I'm willing to mess with the old code *locally* to reduce the diffs, if
that helps.

>> -def generate_struct_fields(members):
>> +def gen_struct_field(name, typ, optional):
>>      ret = ''
>>  
>> -    for argname, argentry, optional in parse_args(members):
>> -        if optional:
>> -            ret += mcgen('''
>> +    if optional:
>> +        ret += mcgen('''
>
> (sometimes it's annoying that python requires indentation changes when
> changing control flow; for C files, sometimes I split a patch that
> merely adds {} and indentation from another patch that changes logic, so
> that the logic change isn't drowned by the reindentation)

I sometimes use C-c C-w in diff-mode to view a patch hunk without its
whitespace changes.

>> +class QAPISchemaGenTypeVisitor(QAPISchemaVisitor):
>> +    def __init__(self):
>> +        self.decl = None
>> +        self.defn = None
>> +        self.fwdecl = None
>> +        self.fwdefn = None
>> +        self.btin = None
>> +    def visit_begin(self):
>> +        self.decl = ''
>> +        self.defn = ''
>> +        self.fwdecl = ''
>> +        self.fwdefn = ''
>> +        self.btin = guardstart('QAPI_TYPES_BUILTIN')
>> +    def visit_end(self):
>> +        self.decl = self.fwdecl + self.decl
>> +        self.fwdecl = None
>> +        self.defn = self.fwdefn + self.defn
>> +        self.fwdefn = None
>> +        # To avoid header dependency hell, we always generate
>> +        # declarations for built-in types in our header files and
>> +        # simply guard them.
>> +        self.btin += guardend('QAPI_TYPES_BUILTIN')
>> +        self.decl = self.btin + self.decl
>> +        self.btin = None
>> +        # Doesn't work for cases where we link in multiple objects
>> +        # that have the functions defined, so generate them only with
>> +        # option -b (do_builtins).
>
> Does this comment...
>
>> +    def _gen_type_cleanup(self, name):
>> +        self.decl += generate_type_cleanup_decl(name)
>> +        self.defn += generate_type_cleanup(name)
>> +    def visit_enum_type(self, name, info, values):
>> +        self.fwdecl += generate_enum(name, values)
>> +        self.fwdefn += generate_enum_lookup(name, values)
>> +    def visit_array_type(self, name, info, element_type):
>> +        if isinstance(element_type, QAPISchemaBuiltinType):
>> +            self.btin += gen_fwd_object_or_array(name)
>> +            self.btin += gen_array(name, element_type)
>> +            self.btin += generate_type_cleanup_decl(name)
>> +            if do_builtins:
>> +                self.defn += generate_type_cleanup(name)
>
> ...fit better here?

If I rephrase it, probably yes.

>> +        else:
>> +            self.fwdecl += gen_fwd_object_or_array(name)
>> +            self.decl += gen_array(name, element_type)
>> +            self._gen_type_cleanup(name)
>> +    def visit_object_type(self, name, info, base, members, variants):
>> +        if info:
>
> So to make sure I understand, this ensures that implicit types (those
> handled merely by parameters in a function or as members of a struct)
> have no declarations required in the -types files.

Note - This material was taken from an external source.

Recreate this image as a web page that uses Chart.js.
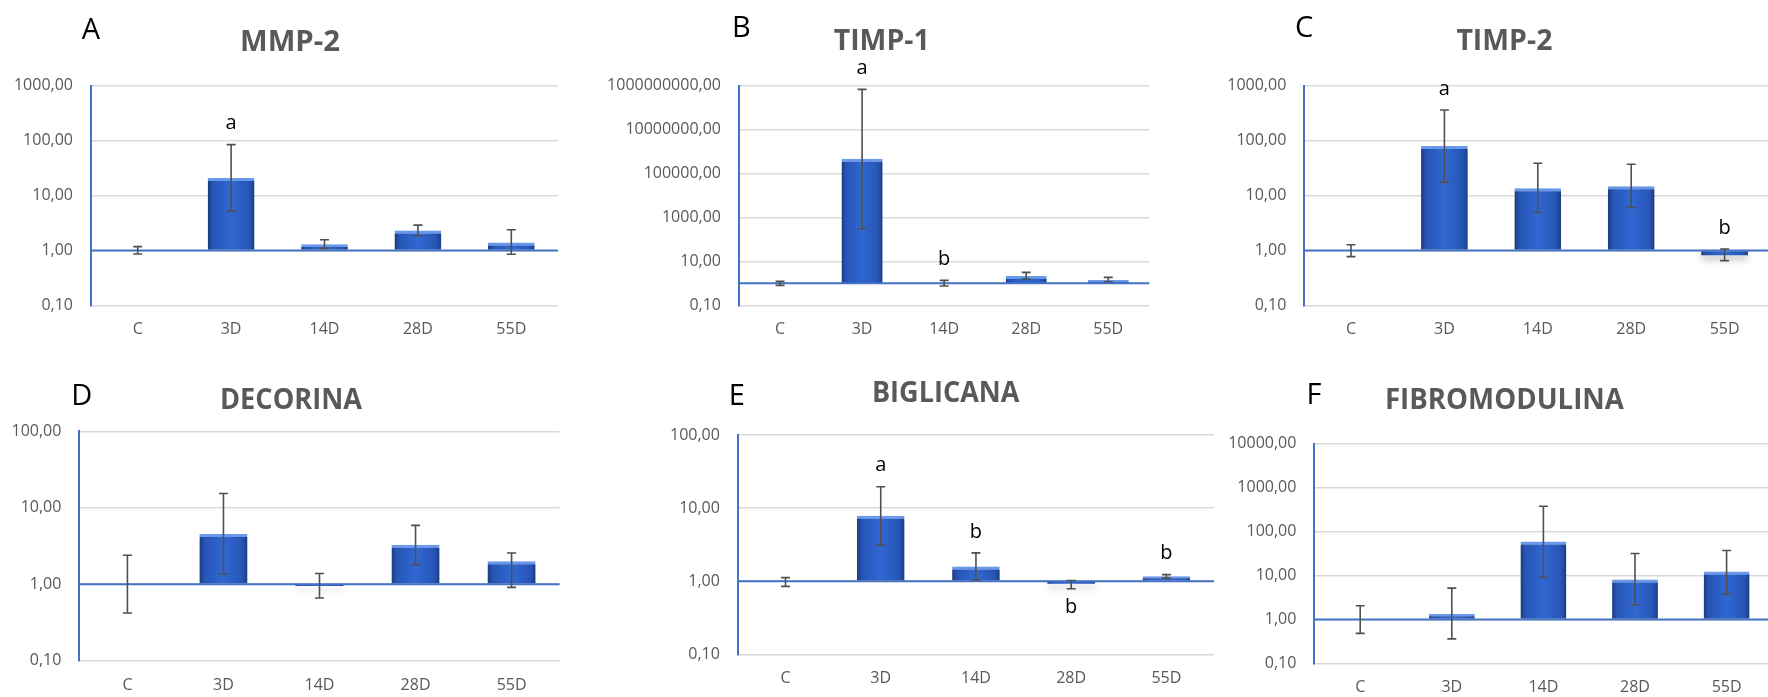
<!DOCTYPE html>
<html>
<head>
<meta charset="utf-8">
<script src="https://cdn.jsdelivr.net/npm/chart.js@4"></script>
<style>
  html, body { margin: 0; padding: 0; background: #ffffff; width: 1768px; height: 697px; overflow: hidden; position: relative; }
  canvas { position: absolute; }
</style>
</head>
<body>
<canvas id="cA"></canvas>
<canvas id="cB"></canvas>
<canvas id="cC"></canvas>
<canvas id="cD"></canvas>
<canvas id="cE"></canvas>
<canvas id="cF"></canvas>
<script>
// ---------------- DATA ----------------
const categories = ['C', '3D', '14D', '28D', '55D'];

// A: MMP-2
const mmp2Values  = [1.00, 20.9, 1.29, 2.31, 1.40];
const mmp2ErrHigh = [1.17, 84.6, 1.56, 2.89, 2.38];
const mmp2ErrLow  = [0.86, 5.19, 1.09, 1.85, 0.85];
const mmp2Letters = ['', 'a', '', '', ''];
const mmp2Ticks   = [0.1, 1, 10, 100, 1000];
const mmp2TickLabels = ['0,10', '1,00', '10,00', '100,00', '1000,00'];

// B: TIMP-1
const timp1Values  = [1.00, 470000, 1.00, 2.15, 1.42];
const timp1ErrHigh = [1.23, 680000000, 1.37, 3.16, 1.87];
const timp1ErrLow  = [0.81, 305, 0.76, 1.57, 1.19];
const timp1Letters = ['', 'a', 'b', '', ''];
const timp1Ticks   = [0.1, 10, 1000, 100000, 10000000, 1000000000];
const timp1TickLabels = ['0,10', '10,00', '1000,00', '100000,00', '10000000,00', '1000000000,00'];

// C: TIMP-2
const timp2Values  = [1.00, 80.0, 13.6, 14.8, 0.82];
const timp2ErrHigh = [1.27, 361, 38.7, 37.1, 1.06];
const timp2ErrLow  = [0.77, 17.5, 4.91, 6.05, 0.65];
const timp2Letters = ['', 'a', '', '', 'b'];
const timp2Ticks   = [0.1, 1, 10, 100, 1000];
const timp2TickLabels = ['0,10', '1,00', '10,00', '100,00', '1000,00'];

// D: DECORINA
const decoValues  = [1.00, 4.53, 0.95, 3.29, 2.00];
const decoErrHigh = [2.39, 15.4, 1.38, 5.88, 2.56];
const decoErrLow  = [0.42, 1.36, 0.66, 1.79, 0.91];
const decoLetters = ['', '', '', '', ''];
const decoTicks   = [0.1, 1, 10, 100];
const decoTickLabels = ['0,10', '1,00', '10,00', '100,00'];

// E: BIGLICANA
const bigValues  = [1.00, 7.85, 1.59, 0.92, 1.17];
const bigErrHigh = [1.12, 19.6, 2.44, 1.02, 1.23];
const bigErrLow  = [0.85, 3.11, 1.04, 0.79, 1.10];
const bigLetters = ['', 'a', 'b', 'b', 'b'];
const bigLetterBelow = [false, false, false, true, false];
const bigTicks   = [0.1, 1, 10, 100];
const bigTickLabels = ['0,10', '1,00', '10,00', '100,00'];

// F: FIBROMODULINA
const fibValues  = [1.00, 1.32, 59.3, 8.11, 12.3];
const fibErrHigh = [2.05, 5.15, 376, 31.6, 37.0];
const fibErrLow  = [0.48, 0.36, 9.0, 2.12, 3.77];
const fibLetters = ['', '', '', '', ''];
const fibTicks   = [0.1, 1, 10, 100, 1000, 10000];
const fibTickLabels = ['0,10', '1,00', '10,00', '100,00', '1000,00', '10000,00'];

// ---------------- STYLE / LAYOUT ----------------
Chart.defaults.font.family = '"Open Sans", "Liberation Sans", sans-serif';
const FONT = '"Open Sans", "Liberation Sans", sans-serif';

function decorPlugin(p, g) {
  return {
    id: 'decor_' + p.panel,
    beforeDatasetsDraw(chart) {
      const ctx = chart.ctx;
      ctx.save();
      ctx.shadowColor = 'rgba(0,0,0,0.33)';
      ctx.shadowBlur = 7;
      ctx.shadowOffsetX = 0;
      ctx.shadowOffsetY = 4;
    },
    afterDatasetsDraw(chart) {
      const ctx = chart.ctx;
      ctx.restore();
      const area = chart.chartArea;
      const ys = chart.scales.y;
      const meta = chart.getDatasetMeta(0);
      ctx.save();
      // horizontal axis crossing at 1
      const yb = ys.getPixelForValue(1);
      ctx.strokeStyle = '#4472C4';
      ctx.lineWidth = 2;
      ctx.beginPath();
      ctx.moveTo(area.left, yb);
      ctx.lineTo(area.right, yb);
      ctx.stroke();
      // error bars
      ctx.strokeStyle = '#505050';
      ctx.lineWidth = 1.6;
      const cap = 4.5;
      p.errHigh.forEach((hi, i) => {
        const x = meta.data[i].x;
        const y1 = ys.getPixelForValue(hi);
        const y2 = ys.getPixelForValue(p.errLow[i]);
        ctx.beginPath();
        ctx.moveTo(x, y1); ctx.lineTo(x, y2);
        ctx.moveTo(x - cap, y1); ctx.lineTo(x + cap, y1);
        ctx.moveTo(x - cap, y2); ctx.lineTo(x + cap, y2);
        ctx.stroke();
      });
      // significance letters
      ctx.fillStyle = '#000000';
      ctx.font = '20px ' + FONT;
      ctx.textAlign = 'center';
      ctx.textBaseline = 'middle';
      p.letters.forEach((t, i) => {
        if (!t) return;
        const x = meta.data[i].x;
        const below = p.letterBelow && p.letterBelow[i];
        const y = below ? ys.getPixelForValue(p.errLow[i]) + 19 : ys.getPixelForValue(p.errHigh[i]) - 21;
        ctx.fillText(t, x, y);
      });
      ctx.restore();
    },
    afterDraw(chart) {
      const ctx = chart.ctx;
      ctx.save();
      // title (bold grey), scaled horizontally to the reference width
      ctx.font = 'bold 28px ' + FONT;
      ctx.fillStyle = '#595959';
      ctx.textAlign = 'center';
      ctx.textBaseline = 'alphabetic';
      const mw = ctx.measureText(p.title).width;
      const sx = g.titleW / mw;
      ctx.translate(g.titleX - g.left, g.titleY - g.top + 0.357 * 28);
      ctx.scale(sx, 1);
      ctx.fillText(p.title, 0, 0);
      ctx.restore();
      // panel letter
      ctx.save();
      ctx.font = '29px ' + FONT;
      ctx.fillStyle = '#000000';
      ctx.textAlign = 'center';
      ctx.textBaseline = 'alphabetic';
      ctx.fillText(p.panel, g.letterX - g.left, g.letterY - g.top + 0.357 * 29);
      ctx.restore();
    }
  };
}

function barFill(c) {
  const chart = c.chart;
  const xs = chart.scales.x;
  if (!xs || c.dataIndex === undefined || !xs.width) return '#2F64CC';
  const x = xs.getPixelForValue(c.dataIndex);
  const w = (xs.width / categories.length) * 0.5;
  const gr = chart.ctx.createLinearGradient(x - w / 2, 0, x + w / 2, 0);
  gr.addColorStop(0, '#1A3A80');
  gr.addColorStop(0.1, '#2654B4');
  gr.addColorStop(0.5, '#3068D2');
  gr.addColorStop(0.9, '#2654B4');
  gr.addColorStop(1, '#1A3A80');
  return gr;
}

function makePanel(id, g, p) {
  const cv = document.getElementById(id);
  cv.width = g.w; cv.height = g.h;
  cv.style.left = g.left + 'px'; cv.style.top = g.top + 'px';
  cv.style.width = g.w + 'px'; cv.style.height = g.h + 'px';
  const xH = 42;
  const yW = g.plotLeft - g.left;
  const padTop = g.plotTop - g.top;
  const padRight = g.left + g.w - g.plotRight;
  const padBottom = g.top + g.h - g.plotBottom - xH;
  new Chart(cv, {
    type: 'bar',
    data: {
      labels: categories,
      datasets: [{
        data: p.values,
        base: 1,
        backgroundColor: barFill,
        borderColor: '#6A9BF0',
        borderWidth: { top: 3, right: 0, bottom: 0, left: 0 },
        barPercentage: 0.5,
        categoryPercentage: 1.0
      }]
    },
    options: {
      responsive: false,
      animation: false,
      events: [],
      devicePixelRatio: 1,
      layout: { padding: { left: 0, right: padRight, top: padTop, bottom: padBottom } },
      plugins: { legend: { display: false }, title: { display: false }, tooltip: { enabled: false } },
      scales: {
        x: {
          grid: { display: false, drawTicks: false },
          border: { display: false },
          ticks: { color: '#595959', font: { size: 16 }, padding: 15 },
          afterFit: (s) => { s.height = xH; }
        },
        y: {
          type: 'logarithmic',
          min: p.ticks[0],
          max: p.ticks[p.ticks.length - 1],
          afterBuildTicks: (s) => { s.ticks = p.ticks.map(v => ({ value: v })); },
          ticks: { callback: (v, i) => p.tickLabels[i], color: '#595959', font: { size: 16 }, padding: 18 },
          grid: { color: '#D9D9D9', lineWidth: 1.5, drawTicks: false },
          border: { display: true, color: '#4472C4', width: 2 },
          afterFit: (s) => { s.width = yW; }
        }
      }
    },
    plugins: [decorPlugin(p, g)]
  });
}

makePanel('cA',
  { left: 0, top: 0, w: 590, h: 350, plotLeft: 91, plotRight: 558, plotTop: 85.7, plotBottom: 305.3,
    titleX: 290, titleY: 41.2, titleW: 100, letterX: 91, letterY: 28.8 },
  { panel: 'A', title: 'MMP-2', values: mmp2Values, errHigh: mmp2ErrHigh, errLow: mmp2ErrLow,
    letters: mmp2Letters, ticks: mmp2Ticks, tickLabels: mmp2TickLabels });

makePanel('cB',
  { left: 590, top: 0, w: 590, h: 350, plotLeft: 739, plotRight: 1149.3, plotTop: 85.7, plotBottom: 305.3,
    titleX: 881.7, titleY: 40.3, titleW: 96, letterX: 741.3, letterY: 26.3 },
  { panel: 'B', title: 'TIMP-1', values: timp1Values, errHigh: timp1ErrHigh, errLow: timp1ErrLow,
    letters: timp1Letters, ticks: timp1Ticks, tickLabels: timp1TickLabels });

makePanel('cC',
  { left: 1180, top: 0, w: 596, h: 350, plotLeft: 1304.3, plotRight: 1771.3, plotTop: 85.7, plotBottom: 305.3,
    titleX: 1504.4, titleY: 40.3, titleW: 96, letterX: 1304.2, letterY: 26.3 },
  { panel: 'C', title: 'TIMP-2', values: timp2Values, errHigh: timp2ErrHigh, errLow: timp2ErrLow,
    letters: timp2Letters, ticks: timp2Ticks, tickLabels: timp2TickLabels });

makePanel('cD',
  { left: 0, top: 350, w: 590, h: 365, plotLeft: 79.4, plotRight: 559.6, plotTop: 431.3, plotBottom: 660.7,
    titleX: 291, titleY: 399.3, titleW: 142, letterX: 81.7, letterY: 394.2 },
  { panel: 'D', title: 'DECORINA', values: decoValues, errHigh: decoErrHigh, errLow: decoErrLow,
    letters: decoLetters, ticks: decoTicks, tickLabels: decoTickLabels });

makePanel('cE',
  { left: 590, top: 350, w: 630, h: 365, plotLeft: 737.9, plotRight: 1214, plotTop: 435, plotBottom: 654.3,
    titleX: 945.7, titleY: 391.7, titleW: 147.5, letterX: 736.8, letterY: 395 },
  { panel: 'E', title: 'BIGLICANA', values: bigValues, errHigh: bigErrHigh, errLow: bigErrLow,
    letters: bigLetters, letterBelow: bigLetterBelow, ticks: bigTicks, tickLabels: bigTickLabels });

makePanel('cF',
  { left: 1220, top: 350, w: 556, h: 365, plotLeft: 1314.4, plotRight: 1772.4, plotTop: 443.7, plotBottom: 663.3,
    titleX: 1504.4, titleY: 399.3, titleW: 239, letterX: 1314, letterY: 394 },
  { panel: 'F', title: 'FIBROMODULINA', values: fibValues, errHigh: fibErrHigh, errLow: fibErrLow,
    letters: fibLetters, ticks: fibTicks, tickLabels: fibTickLabels });
</script>
</body>
</html>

Yes, (not info) means the object type is implicit.  We create implicit
object types for command parameters, command returns, and event
paramaters that aren't type names.

We don't generate C for these types, they're purely internal.  We
generate *parameter lists* for them.

Hmm, that's actually not true for command returns.  And current master
duly bombs if I add such a command to qapi-schema-test.json:

    { 'command': 'user_def_cmd4', 'returns': { 'a': 'int' } }

      GEN   tests/test-qmp-commands.h
    Traceback (most recent call last):
      File "/work/armbru/qemu/scripts/qapi-commands.py", line 360, in <module>
        ret = generate_command_decl(cmd['command'], arglist, ret_type) + "\n"
      File "/work/armbru/qemu/scripts/qapi-commands.py", line 29, in generate_command_decl
        ret_type=c_type(ret_type), name=c_name(name),
      File "/work/armbru/qemu/scripts/qapi.py", line 924, in c_type
        assert isinstance(value, str) and value != ""
    AssertionError

The easy fix is to outlaw it.

>> +            self.fwdecl += gen_fwd_object_or_array(name)
>> +            if variants:
>> +                self.decl += gen_union(name, base, variants)
>
> Is it worth 'assert not members' at this point?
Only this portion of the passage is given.